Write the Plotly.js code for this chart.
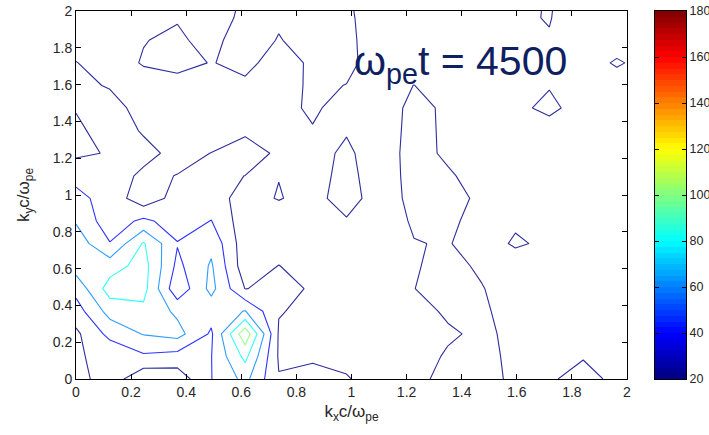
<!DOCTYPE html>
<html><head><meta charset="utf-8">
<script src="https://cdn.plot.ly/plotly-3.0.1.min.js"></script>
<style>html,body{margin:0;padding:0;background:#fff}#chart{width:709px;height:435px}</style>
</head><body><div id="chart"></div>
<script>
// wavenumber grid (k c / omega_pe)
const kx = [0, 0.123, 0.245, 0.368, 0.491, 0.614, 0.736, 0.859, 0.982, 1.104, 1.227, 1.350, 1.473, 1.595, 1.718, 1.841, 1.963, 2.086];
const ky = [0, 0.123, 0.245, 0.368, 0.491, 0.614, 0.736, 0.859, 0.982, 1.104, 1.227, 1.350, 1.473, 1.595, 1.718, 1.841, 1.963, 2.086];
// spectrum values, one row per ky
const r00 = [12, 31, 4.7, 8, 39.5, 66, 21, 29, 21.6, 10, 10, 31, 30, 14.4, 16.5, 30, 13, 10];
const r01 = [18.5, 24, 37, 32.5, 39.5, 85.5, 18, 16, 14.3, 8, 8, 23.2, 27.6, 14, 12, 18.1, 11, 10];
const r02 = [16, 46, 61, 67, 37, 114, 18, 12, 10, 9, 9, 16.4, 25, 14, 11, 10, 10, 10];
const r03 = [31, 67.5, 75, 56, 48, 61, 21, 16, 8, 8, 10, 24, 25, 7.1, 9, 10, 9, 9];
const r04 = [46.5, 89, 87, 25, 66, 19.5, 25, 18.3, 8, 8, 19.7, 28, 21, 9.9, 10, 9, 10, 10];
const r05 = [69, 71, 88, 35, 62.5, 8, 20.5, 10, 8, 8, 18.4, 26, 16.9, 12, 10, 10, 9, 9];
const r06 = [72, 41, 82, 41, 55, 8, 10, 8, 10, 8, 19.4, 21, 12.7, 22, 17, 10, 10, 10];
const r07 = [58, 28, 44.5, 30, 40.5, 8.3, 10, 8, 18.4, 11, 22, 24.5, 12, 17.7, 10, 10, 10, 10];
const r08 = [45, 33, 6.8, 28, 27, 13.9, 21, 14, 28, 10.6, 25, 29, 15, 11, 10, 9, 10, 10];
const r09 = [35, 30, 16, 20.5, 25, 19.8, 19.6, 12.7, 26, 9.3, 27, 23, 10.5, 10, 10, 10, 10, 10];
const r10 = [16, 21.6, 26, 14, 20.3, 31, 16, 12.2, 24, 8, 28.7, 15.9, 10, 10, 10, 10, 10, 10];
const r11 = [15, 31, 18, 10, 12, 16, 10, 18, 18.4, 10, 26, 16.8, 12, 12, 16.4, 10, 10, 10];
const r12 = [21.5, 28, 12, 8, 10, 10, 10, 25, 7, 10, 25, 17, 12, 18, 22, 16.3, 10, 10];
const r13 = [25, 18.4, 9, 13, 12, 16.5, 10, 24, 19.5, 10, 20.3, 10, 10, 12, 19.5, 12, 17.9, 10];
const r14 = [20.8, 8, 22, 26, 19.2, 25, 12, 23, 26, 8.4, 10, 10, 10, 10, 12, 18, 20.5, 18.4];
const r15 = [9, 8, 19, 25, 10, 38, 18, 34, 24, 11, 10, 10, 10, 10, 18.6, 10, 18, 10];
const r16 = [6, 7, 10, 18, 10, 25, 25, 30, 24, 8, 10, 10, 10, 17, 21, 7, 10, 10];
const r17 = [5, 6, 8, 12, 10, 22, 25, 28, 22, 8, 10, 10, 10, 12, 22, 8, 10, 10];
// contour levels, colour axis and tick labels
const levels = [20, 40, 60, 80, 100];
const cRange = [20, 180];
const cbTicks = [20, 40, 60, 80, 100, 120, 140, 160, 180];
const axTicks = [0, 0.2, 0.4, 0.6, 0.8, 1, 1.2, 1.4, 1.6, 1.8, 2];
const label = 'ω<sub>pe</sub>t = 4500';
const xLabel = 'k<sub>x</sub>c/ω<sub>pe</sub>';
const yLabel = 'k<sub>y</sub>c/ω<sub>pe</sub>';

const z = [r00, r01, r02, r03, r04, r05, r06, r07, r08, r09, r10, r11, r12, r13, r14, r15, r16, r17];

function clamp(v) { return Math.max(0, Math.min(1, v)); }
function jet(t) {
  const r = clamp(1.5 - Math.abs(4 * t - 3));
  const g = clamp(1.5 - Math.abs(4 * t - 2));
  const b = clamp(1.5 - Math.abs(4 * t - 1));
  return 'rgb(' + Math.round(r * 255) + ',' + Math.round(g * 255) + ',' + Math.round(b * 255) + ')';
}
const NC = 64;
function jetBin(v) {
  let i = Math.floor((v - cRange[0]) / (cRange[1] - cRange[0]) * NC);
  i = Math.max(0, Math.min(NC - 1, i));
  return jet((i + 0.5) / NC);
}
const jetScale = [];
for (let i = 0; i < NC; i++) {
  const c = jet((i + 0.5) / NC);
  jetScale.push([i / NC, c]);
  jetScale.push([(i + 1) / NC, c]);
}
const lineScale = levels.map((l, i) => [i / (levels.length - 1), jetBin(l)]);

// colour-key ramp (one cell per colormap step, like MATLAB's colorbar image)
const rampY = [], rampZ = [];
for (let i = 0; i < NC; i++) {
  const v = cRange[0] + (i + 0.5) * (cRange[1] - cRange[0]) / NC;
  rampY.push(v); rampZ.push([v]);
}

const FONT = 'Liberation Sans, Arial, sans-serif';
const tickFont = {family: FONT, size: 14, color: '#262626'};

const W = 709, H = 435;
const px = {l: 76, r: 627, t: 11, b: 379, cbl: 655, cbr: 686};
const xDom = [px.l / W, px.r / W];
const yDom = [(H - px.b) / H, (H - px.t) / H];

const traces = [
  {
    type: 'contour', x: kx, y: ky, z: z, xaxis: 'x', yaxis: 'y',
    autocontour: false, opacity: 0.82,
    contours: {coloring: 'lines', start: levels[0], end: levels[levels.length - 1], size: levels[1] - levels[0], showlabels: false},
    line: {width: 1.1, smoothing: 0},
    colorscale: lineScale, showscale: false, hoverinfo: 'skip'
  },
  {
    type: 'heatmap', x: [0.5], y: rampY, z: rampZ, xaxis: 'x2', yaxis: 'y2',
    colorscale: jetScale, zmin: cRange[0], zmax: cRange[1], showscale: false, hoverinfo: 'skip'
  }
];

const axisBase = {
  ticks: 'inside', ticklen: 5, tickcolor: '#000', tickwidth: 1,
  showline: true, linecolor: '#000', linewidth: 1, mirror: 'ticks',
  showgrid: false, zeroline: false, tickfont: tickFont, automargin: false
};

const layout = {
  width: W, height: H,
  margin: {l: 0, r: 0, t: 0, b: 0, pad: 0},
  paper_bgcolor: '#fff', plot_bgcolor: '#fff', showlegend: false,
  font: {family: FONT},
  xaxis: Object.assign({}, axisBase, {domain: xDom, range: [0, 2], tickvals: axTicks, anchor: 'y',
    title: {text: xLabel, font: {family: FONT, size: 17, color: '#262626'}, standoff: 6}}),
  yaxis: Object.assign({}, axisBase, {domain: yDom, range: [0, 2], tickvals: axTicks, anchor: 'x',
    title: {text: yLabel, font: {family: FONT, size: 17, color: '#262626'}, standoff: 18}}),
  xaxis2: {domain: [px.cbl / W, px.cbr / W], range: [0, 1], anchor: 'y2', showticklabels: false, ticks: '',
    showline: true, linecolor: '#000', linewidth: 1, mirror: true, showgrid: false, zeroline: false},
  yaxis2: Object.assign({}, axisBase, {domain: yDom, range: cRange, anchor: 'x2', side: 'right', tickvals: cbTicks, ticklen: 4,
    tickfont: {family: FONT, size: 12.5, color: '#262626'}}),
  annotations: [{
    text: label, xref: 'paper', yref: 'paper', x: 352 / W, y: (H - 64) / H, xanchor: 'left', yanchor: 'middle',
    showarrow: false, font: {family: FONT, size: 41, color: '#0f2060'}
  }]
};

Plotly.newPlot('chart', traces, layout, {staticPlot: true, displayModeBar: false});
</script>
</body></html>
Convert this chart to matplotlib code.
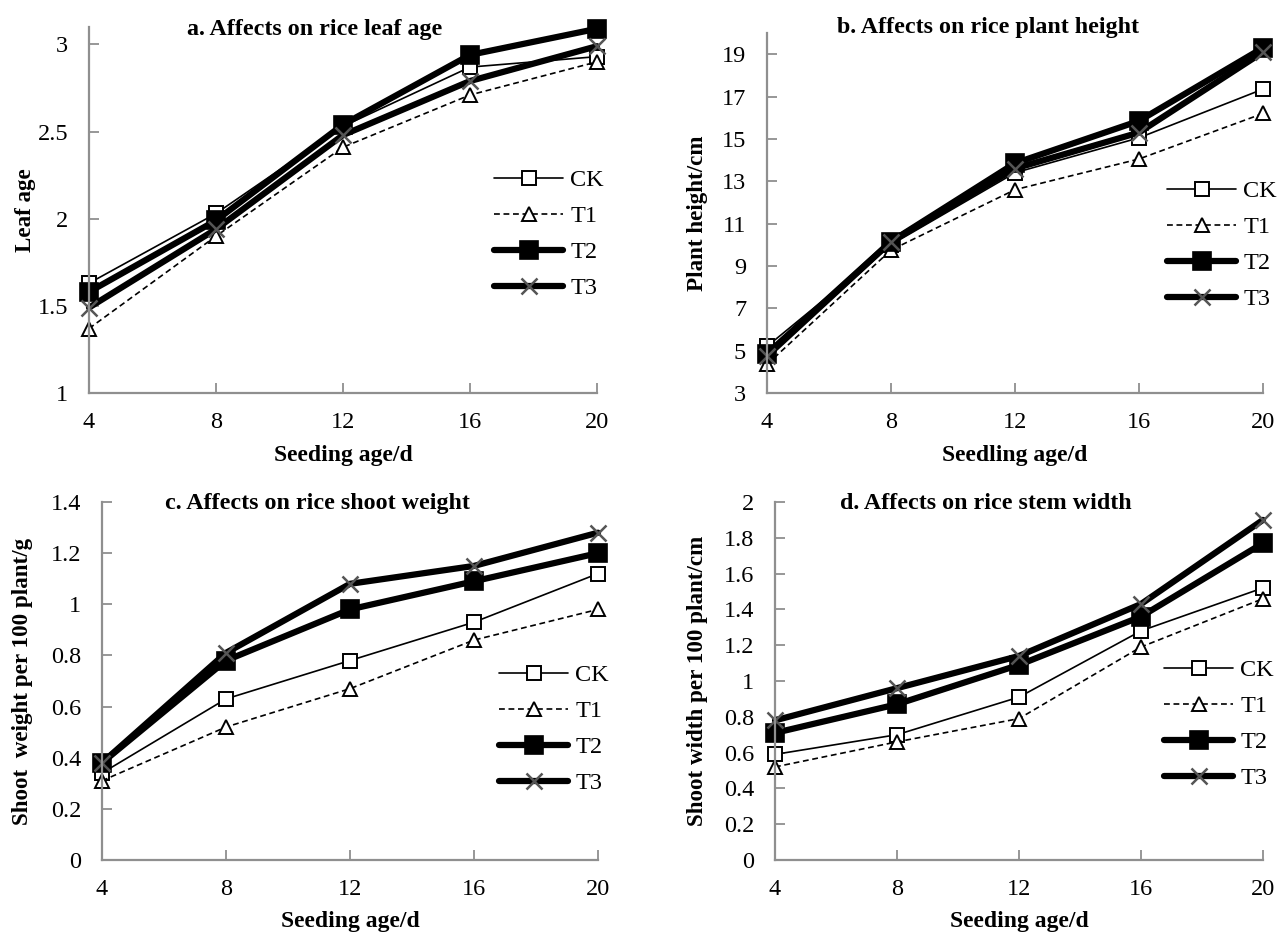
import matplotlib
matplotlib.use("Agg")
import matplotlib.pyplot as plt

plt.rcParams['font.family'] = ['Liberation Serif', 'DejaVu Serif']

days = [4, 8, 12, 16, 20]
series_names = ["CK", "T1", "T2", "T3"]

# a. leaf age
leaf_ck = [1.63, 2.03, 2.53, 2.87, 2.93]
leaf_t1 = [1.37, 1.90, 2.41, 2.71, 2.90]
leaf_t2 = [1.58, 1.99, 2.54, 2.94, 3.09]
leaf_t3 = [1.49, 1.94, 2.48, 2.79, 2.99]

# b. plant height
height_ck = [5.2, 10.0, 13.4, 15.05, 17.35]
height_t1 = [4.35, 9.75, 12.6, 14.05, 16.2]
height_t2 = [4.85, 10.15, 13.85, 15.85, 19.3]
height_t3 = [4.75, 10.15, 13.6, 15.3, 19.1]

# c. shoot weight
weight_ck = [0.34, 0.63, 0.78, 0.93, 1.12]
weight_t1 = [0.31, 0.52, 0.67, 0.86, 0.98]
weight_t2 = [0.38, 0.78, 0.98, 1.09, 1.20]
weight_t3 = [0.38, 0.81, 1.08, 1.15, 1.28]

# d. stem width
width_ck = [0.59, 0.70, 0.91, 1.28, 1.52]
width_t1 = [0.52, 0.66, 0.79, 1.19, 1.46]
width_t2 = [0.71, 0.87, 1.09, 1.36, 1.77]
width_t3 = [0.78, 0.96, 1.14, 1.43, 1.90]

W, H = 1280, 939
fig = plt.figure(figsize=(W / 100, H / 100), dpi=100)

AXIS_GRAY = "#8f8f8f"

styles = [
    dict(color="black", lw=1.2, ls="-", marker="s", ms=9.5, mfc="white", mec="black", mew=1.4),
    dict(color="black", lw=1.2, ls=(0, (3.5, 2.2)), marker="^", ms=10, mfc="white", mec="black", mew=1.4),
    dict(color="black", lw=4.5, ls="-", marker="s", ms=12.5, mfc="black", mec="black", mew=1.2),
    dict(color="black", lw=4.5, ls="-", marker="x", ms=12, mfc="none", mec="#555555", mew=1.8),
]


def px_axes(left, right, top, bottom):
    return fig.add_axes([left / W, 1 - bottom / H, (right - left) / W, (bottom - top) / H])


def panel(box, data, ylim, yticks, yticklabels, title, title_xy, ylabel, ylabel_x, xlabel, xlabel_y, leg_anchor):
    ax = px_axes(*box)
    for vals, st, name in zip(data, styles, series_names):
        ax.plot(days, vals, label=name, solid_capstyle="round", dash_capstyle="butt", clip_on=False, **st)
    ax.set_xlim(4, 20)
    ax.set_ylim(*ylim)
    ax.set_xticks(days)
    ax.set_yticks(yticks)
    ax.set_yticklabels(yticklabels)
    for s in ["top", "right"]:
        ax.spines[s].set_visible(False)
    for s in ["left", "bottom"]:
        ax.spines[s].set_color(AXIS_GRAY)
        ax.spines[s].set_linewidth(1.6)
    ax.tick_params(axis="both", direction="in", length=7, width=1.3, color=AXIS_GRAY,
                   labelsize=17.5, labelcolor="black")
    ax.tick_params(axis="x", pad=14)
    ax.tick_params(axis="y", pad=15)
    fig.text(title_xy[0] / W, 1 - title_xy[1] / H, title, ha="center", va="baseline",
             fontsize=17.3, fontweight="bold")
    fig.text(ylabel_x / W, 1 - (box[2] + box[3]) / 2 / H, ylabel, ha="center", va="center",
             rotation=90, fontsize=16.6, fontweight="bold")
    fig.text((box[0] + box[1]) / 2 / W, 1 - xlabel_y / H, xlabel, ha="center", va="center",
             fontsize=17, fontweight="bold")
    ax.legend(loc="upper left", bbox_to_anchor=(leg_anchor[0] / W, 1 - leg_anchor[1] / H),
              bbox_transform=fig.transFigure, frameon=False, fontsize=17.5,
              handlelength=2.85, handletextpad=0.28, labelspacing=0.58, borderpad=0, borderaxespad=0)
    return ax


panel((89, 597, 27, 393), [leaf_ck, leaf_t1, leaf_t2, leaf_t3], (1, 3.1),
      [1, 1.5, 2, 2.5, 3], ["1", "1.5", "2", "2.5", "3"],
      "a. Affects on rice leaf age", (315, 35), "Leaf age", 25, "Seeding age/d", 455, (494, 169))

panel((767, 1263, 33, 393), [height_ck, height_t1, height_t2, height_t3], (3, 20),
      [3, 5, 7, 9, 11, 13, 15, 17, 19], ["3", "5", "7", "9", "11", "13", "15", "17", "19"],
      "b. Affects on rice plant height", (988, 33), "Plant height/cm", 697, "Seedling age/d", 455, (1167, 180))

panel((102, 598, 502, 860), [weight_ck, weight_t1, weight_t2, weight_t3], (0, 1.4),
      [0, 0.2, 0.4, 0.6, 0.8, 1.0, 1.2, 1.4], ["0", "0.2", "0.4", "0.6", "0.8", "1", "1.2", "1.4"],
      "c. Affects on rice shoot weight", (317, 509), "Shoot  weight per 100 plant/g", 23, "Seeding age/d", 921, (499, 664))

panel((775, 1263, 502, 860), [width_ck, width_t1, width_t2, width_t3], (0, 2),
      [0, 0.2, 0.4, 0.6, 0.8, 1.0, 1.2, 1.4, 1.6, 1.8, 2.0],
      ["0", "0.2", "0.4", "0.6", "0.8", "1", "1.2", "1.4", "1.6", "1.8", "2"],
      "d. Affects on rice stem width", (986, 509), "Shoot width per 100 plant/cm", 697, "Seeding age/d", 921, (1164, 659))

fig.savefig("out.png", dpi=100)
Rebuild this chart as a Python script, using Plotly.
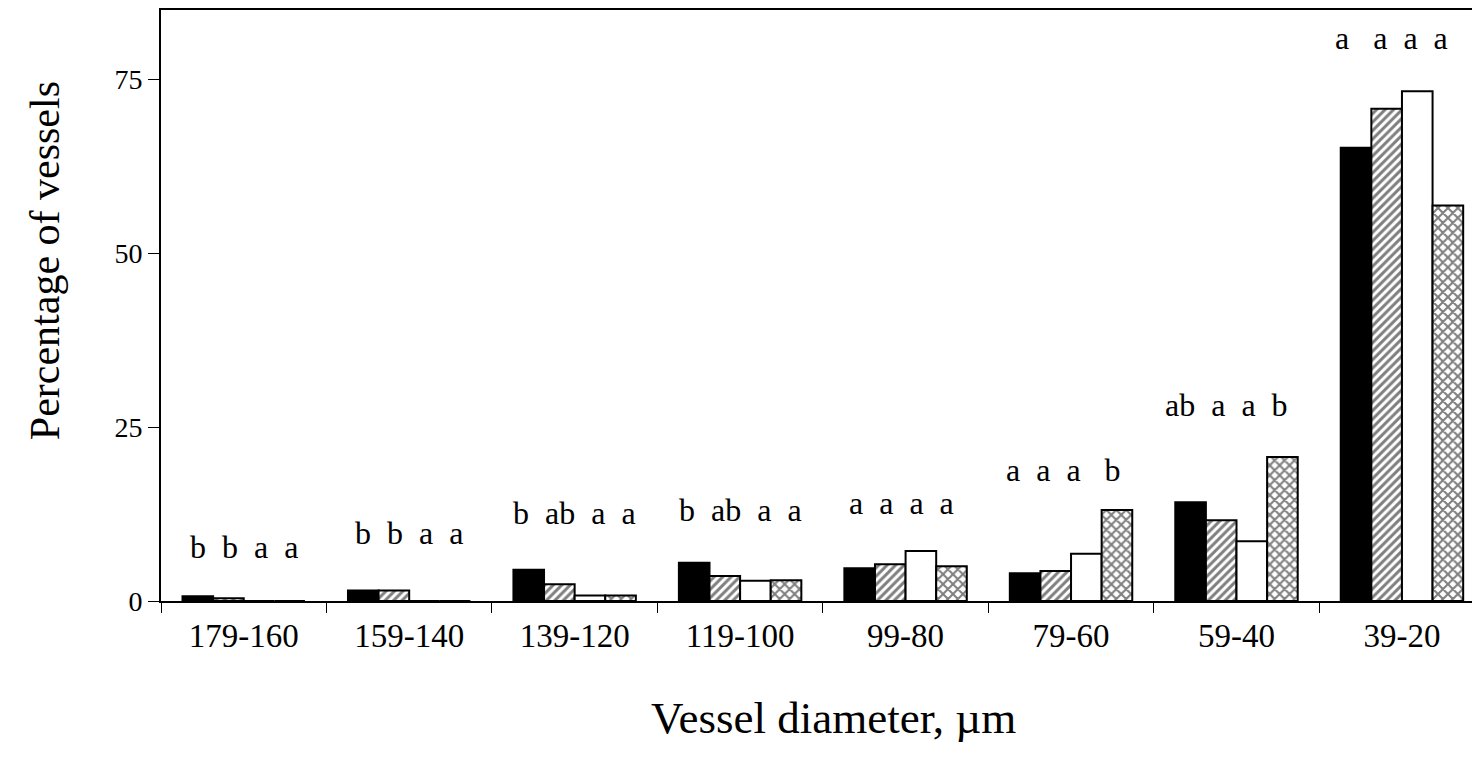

━━━━━━━━━━━━━━━━━━━━

Reproduce the data above exactly, but only the lines from the one showing "Convert this chart to matplotlib code." through the one showing "height_t3 = [4.75, 10.15, 13.6, 15.3, 19.1]", with both ends kept and the pictures left out.

_Solution below:_
Convert this chart to matplotlib code.
import matplotlib
matplotlib.use("Agg")
import matplotlib.pyplot as plt

plt.rcParams['font.family'] = ['Liberation Serif', 'DejaVu Serif']

days = [4, 8, 12, 16, 20]
series_names = ["CK", "T1", "T2", "T3"]

# a. leaf age
leaf_ck = [1.63, 2.03, 2.53, 2.87, 2.93]
leaf_t1 = [1.37, 1.90, 2.41, 2.71, 2.90]
leaf_t2 = [1.58, 1.99, 2.54, 2.94, 3.09]
leaf_t3 = [1.49, 1.94, 2.48, 2.79, 2.99]

# b. plant height
height_ck = [5.2, 10.0, 13.4, 15.05, 17.35]
height_t1 = [4.35, 9.75, 12.6, 14.05, 16.2]
height_t2 = [4.85, 10.15, 13.85, 15.85, 19.3]
height_t3 = [4.75, 10.15, 13.6, 15.3, 19.1]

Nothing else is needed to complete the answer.